## Entries shown
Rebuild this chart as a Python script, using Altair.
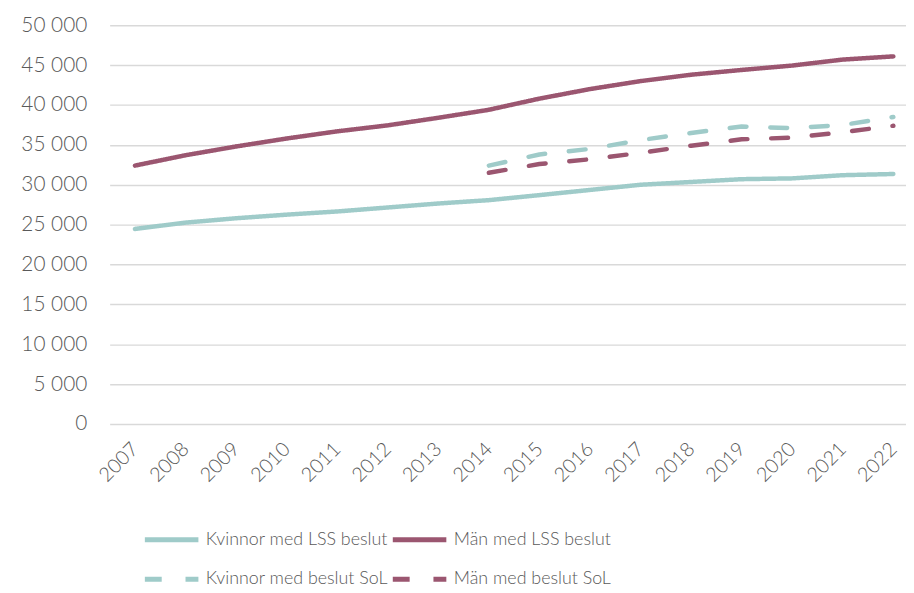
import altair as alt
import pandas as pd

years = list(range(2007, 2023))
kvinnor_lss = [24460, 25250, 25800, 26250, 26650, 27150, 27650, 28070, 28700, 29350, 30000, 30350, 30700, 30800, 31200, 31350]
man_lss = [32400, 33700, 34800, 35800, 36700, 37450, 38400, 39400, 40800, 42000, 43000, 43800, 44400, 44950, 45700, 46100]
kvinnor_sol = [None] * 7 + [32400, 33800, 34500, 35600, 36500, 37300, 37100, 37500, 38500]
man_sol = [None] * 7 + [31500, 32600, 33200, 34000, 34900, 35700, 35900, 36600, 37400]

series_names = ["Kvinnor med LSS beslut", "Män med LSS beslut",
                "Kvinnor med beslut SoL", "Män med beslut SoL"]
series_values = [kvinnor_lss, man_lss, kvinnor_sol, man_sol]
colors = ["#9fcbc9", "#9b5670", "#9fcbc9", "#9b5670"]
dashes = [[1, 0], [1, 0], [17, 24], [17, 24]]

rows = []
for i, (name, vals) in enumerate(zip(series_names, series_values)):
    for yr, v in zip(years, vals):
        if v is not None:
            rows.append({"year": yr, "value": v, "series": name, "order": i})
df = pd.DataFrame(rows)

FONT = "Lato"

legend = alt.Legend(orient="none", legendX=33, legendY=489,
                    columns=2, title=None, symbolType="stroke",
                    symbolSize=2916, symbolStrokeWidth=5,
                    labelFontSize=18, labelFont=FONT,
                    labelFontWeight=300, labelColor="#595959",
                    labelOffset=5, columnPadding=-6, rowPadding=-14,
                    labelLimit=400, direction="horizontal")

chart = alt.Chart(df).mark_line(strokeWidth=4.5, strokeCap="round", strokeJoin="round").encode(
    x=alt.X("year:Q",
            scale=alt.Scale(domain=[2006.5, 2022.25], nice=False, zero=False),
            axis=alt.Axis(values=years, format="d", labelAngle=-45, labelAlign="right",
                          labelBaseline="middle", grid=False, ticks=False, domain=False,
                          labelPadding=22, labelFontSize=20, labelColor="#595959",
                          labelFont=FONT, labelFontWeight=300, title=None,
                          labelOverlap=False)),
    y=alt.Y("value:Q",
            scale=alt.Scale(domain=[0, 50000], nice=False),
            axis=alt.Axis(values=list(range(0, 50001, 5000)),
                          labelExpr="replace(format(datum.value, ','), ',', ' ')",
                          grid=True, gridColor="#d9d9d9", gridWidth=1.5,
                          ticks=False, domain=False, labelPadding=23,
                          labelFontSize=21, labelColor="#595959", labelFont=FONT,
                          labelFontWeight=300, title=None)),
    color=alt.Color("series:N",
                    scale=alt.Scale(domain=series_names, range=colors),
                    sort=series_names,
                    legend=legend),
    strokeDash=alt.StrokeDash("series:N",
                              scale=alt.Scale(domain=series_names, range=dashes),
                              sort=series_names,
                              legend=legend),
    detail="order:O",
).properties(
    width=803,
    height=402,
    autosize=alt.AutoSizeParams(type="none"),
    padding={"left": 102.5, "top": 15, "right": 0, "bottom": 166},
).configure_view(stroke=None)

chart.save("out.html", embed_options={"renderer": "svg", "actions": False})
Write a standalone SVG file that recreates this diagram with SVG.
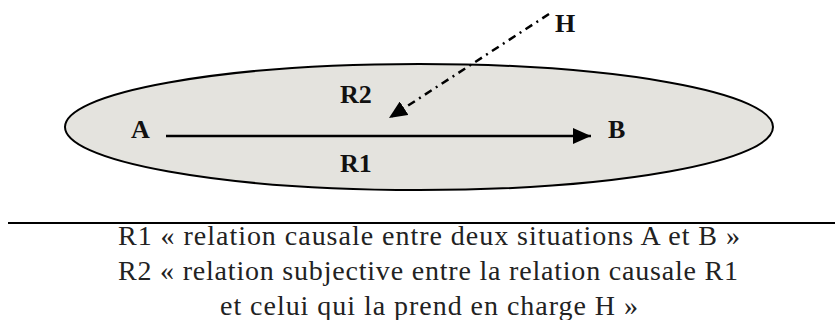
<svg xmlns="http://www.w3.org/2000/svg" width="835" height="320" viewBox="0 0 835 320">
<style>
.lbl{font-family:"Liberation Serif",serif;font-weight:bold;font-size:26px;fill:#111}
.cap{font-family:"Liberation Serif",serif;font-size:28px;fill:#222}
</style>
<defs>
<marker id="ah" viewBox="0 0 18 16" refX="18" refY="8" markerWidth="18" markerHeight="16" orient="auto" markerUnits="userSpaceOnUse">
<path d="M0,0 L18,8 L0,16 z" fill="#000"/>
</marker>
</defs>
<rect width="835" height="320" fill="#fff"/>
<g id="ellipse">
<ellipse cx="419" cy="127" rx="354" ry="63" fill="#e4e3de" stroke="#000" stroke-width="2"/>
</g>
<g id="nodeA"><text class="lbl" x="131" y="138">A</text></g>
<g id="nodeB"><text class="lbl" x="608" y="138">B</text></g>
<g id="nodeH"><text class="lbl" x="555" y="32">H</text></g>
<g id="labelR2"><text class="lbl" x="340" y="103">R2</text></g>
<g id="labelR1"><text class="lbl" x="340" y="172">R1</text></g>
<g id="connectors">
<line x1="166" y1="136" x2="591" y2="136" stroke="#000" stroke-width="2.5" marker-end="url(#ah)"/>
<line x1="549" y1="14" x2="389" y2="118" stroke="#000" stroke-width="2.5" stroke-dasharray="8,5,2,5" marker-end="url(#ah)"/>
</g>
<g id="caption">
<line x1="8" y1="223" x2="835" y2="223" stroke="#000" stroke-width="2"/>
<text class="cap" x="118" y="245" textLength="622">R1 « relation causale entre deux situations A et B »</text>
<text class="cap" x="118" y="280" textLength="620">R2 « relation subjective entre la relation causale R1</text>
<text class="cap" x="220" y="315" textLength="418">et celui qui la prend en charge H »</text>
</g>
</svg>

## Work instructions
Quote all of the entries word for word, omitting any pictures.

## Solved problem
Rebuild this chart as a Python script, using Altair.
import altair as alt
import pandas as pd

years = list(range(2007, 2023))
kvinnor_lss = [24460, 25250, 25800, 26250, 26650, 27150, 27650, 28070, 28700, 29350, 30000, 30350, 30700, 30800, 31200, 31350]
man_lss = [32400, 33700, 34800, 35800, 36700, 37450, 38400, 39400, 40800, 42000, 43000, 43800, 44400, 44950, 45700, 46100]
kvinnor_sol = [None] * 7 + [32400, 33800, 34500, 35600, 36500, 37300, 37100, 37500, 38500]
man_sol = [None] * 7 + [31500, 32600, 33200, 34000, 34900, 35700, 35900, 36600, 37400]

series_names = ["Kvinnor med LSS beslut", "Män med LSS beslut",
                "Kvinnor med beslut SoL", "Män med beslut SoL"]
series_values = [kvinnor_lss, man_lss, kvinnor_sol, man_sol]
colors = ["#9fcbc9", "#9b5670", "#9fcbc9", "#9b5670"]
dashes = [[1, 0], [1, 0], [17, 24], [17, 24]]

rows = []
for i, (name, vals) in enumerate(zip(series_names, series_values)):
    for yr, v in zip(years, vals):
        if v is not None:
            rows.append({"year": yr, "value": v, "series": name, "order": i})
df = pd.DataFrame(rows)

FONT = "Lato"

legend = alt.Legend(orient="none", legendX=33, legendY=489,
                    columns=2, title=None, symbolType="stroke",
                    symbolSize=2916, symbolStrokeWidth=5,
                    labelFontSize=18, labelFont=FONT,
                    labelFontWeight=300, labelColor="#595959",
                    labelOffset=5, columnPadding=-6, rowPadding=-14,
                    labelLimit=400, direction="horizontal")

chart = alt.Chart(df).mark_line(strokeWidth=4.5, strokeCap="round", strokeJoin="round").encode(
    x=alt.X("year:Q",
            scale=alt.Scale(domain=[2006.5, 2022.25], nice=False, zero=False),
            axis=alt.Axis(values=years, format="d", labelAngle=-45, labelAlign="right",
                          labelBaseline="middle", grid=False, ticks=False, domain=False,
                          labelPadding=22, labelFontSize=20, labelColor="#595959",
                          labelFont=FONT, labelFontWeight=300, title=None,
                          labelOverlap=False)),
    y=alt.Y("value:Q",
            scale=alt.Scale(domain=[0, 50000], nice=False),
            axis=alt.Axis(values=list(range(0, 50001, 5000)),
                          labelExpr="replace(format(datum.value, ','), ',', ' ')",
                          grid=True, gridColor="#d9d9d9", gridWidth=1.5,
                          ticks=False, domain=False, labelPadding=23,
                          labelFontSize=21, labelColor="#595959", labelFont=FONT,
                          labelFontWeight=300, title=None)),
    color=alt.Color("series:N",
                    scale=alt.Scale(domain=series_names, range=colors),
                    sort=series_names,
                    legend=legend),
    strokeDash=alt.StrokeDash("series:N",
                              scale=alt.Scale(domain=series_names, range=dashes),
                              sort=series_names,
                              legend=legend),
    detail="order:O",
).properties(
    width=803,
    height=402,
    autosize=alt.AutoSizeParams(type="none"),
    padding={"left": 102.5, "top": 15, "right": 0, "bottom": 166},
).configure_view(stroke=None)

chart.save("out.html", embed_options={"renderer": "svg", "actions": False})
Write a standalone SVG file that recreates this diagram with SVG.
<svg xmlns="http://www.w3.org/2000/svg" width="835" height="320" viewBox="0 0 835 320">
<style>
.lbl{font-family:"Liberation Serif",serif;font-weight:bold;font-size:26px;fill:#111}
.cap{font-family:"Liberation Serif",serif;font-size:28px;fill:#222}
</style>
<defs>
<marker id="ah" viewBox="0 0 18 16" refX="18" refY="8" markerWidth="18" markerHeight="16" orient="auto" markerUnits="userSpaceOnUse">
<path d="M0,0 L18,8 L0,16 z" fill="#000"/>
</marker>
</defs>
<rect width="835" height="320" fill="#fff"/>
<g id="ellipse">
<ellipse cx="419" cy="127" rx="354" ry="63" fill="#e4e3de" stroke="#000" stroke-width="2"/>
</g>
<g id="nodeA"><text class="lbl" x="131" y="138">A</text></g>
<g id="nodeB"><text class="lbl" x="608" y="138">B</text></g>
<g id="nodeH"><text class="lbl" x="555" y="32">H</text></g>
<g id="labelR2"><text class="lbl" x="340" y="103">R2</text></g>
<g id="labelR1"><text class="lbl" x="340" y="172">R1</text></g>
<g id="connectors">
<line x1="166" y1="136" x2="591" y2="136" stroke="#000" stroke-width="2.5" marker-end="url(#ah)"/>
<line x1="549" y1="14" x2="389" y2="118" stroke="#000" stroke-width="2.5" stroke-dasharray="8,5,2,5" marker-end="url(#ah)"/>
</g>
<g id="caption">
<line x1="8" y1="223" x2="835" y2="223" stroke="#000" stroke-width="2"/>
<text class="cap" x="118" y="245" textLength="622">R1 « relation causale entre deux situations A et B »</text>
<text class="cap" x="118" y="280" textLength="620">R2 « relation subjective entre la relation causale R1</text>
<text class="cap" x="220" y="315" textLength="418">et celui qui la prend en charge H »</text>
</g>
</svg>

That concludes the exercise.